Judge Rules to Resume Accepting New DACA Applications
The Trump administration has recently attempted to rescind a program that protects undocumented young adults from deportation. Deferred Action for Childhood Arrivals, better known as DACA, is an immigration policy that allows children who were brought to the United States illegally to obtain a renewable two-year period of deferred action from deportation and become eligible for a work permit in the U.S. The policy was implemented during the Obama administration, and U.S. Citizenship and Immigration Services, or USCIS, began accepting applications for the program on August 15, 2012.
In September of 2017, Attorney General Jeff Sessions announced the Trump administration’s plans to rescind the deferred-action program, potentially affecting over half a million DACA beneficiaries.
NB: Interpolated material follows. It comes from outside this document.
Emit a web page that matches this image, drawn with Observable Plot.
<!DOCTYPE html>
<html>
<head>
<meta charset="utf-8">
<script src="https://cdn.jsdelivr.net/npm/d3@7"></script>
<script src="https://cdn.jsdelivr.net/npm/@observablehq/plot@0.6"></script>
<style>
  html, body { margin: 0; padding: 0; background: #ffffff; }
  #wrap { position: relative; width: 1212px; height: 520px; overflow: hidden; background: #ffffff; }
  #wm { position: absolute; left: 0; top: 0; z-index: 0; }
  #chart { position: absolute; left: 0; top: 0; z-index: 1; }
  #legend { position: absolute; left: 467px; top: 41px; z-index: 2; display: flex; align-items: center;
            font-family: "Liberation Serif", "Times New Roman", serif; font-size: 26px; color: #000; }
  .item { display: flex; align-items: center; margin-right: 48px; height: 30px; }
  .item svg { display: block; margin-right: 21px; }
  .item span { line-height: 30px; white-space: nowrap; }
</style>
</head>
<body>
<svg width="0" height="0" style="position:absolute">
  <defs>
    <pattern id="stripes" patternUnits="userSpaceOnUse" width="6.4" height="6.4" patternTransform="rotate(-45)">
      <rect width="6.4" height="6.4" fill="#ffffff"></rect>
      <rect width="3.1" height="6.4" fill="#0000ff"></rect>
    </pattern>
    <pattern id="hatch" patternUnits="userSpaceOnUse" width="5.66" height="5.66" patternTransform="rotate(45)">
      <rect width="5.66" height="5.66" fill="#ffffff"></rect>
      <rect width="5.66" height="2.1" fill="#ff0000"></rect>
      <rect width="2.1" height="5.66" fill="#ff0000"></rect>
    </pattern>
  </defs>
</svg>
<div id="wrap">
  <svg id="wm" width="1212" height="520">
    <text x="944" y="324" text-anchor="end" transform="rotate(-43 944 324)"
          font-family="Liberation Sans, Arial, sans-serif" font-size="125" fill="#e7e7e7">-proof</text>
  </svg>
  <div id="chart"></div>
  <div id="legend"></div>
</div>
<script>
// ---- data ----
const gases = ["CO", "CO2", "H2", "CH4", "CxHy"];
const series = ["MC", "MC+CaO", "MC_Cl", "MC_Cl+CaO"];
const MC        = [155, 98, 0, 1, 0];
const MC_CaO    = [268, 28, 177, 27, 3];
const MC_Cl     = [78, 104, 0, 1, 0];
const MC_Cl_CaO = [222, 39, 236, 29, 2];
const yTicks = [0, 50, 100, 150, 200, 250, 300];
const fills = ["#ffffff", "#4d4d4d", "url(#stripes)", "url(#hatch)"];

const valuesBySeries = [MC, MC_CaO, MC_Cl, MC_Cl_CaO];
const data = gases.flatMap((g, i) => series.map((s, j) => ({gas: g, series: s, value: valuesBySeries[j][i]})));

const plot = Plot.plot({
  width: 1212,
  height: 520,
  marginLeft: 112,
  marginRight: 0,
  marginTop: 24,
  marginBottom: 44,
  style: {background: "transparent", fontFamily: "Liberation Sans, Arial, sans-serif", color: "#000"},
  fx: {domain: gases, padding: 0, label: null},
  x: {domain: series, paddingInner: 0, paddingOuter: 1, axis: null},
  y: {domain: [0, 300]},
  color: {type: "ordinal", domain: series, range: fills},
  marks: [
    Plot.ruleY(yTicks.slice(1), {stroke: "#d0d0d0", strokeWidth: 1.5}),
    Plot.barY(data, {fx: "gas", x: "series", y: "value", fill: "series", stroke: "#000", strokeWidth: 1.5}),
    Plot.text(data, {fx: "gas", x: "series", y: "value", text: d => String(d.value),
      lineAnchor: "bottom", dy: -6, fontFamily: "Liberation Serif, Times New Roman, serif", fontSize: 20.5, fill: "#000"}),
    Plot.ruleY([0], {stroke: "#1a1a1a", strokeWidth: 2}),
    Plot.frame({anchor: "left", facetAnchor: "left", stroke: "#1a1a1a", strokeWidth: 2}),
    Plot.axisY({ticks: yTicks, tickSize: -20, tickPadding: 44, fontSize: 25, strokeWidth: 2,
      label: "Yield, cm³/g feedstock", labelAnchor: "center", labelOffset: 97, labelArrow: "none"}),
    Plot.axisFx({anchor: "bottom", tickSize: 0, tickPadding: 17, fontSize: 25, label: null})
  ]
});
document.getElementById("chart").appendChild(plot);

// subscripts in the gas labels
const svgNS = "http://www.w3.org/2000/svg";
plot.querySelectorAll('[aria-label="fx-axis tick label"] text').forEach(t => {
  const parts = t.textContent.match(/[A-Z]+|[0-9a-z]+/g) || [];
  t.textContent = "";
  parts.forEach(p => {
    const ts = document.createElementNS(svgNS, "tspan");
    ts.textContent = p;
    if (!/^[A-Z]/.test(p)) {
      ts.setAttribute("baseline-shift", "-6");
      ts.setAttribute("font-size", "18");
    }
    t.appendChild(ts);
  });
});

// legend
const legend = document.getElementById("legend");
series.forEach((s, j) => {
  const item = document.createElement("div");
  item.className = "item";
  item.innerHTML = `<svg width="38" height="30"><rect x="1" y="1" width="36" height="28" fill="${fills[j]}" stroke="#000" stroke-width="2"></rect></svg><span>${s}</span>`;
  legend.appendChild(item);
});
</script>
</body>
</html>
A few months later, Trump and a bipartisan group of lawmakers met at the White House for an hour of negotiations to discuss a legislative fix for DACA. That evening, a federal judge ordered that the U.S. government keep DACA on the original terms and conditions that were in effect at the time it was established.
More recently, on April 24, 2017, Judge John D. Bates of the Federal District Court for the District of Columbia ruled that the government must reopen and resume accepting new DACA applications. Judge Bates asserted that the administration’s pursuit to discontinue the program lacked factual evidence to support their claim that the program was “unlawful.”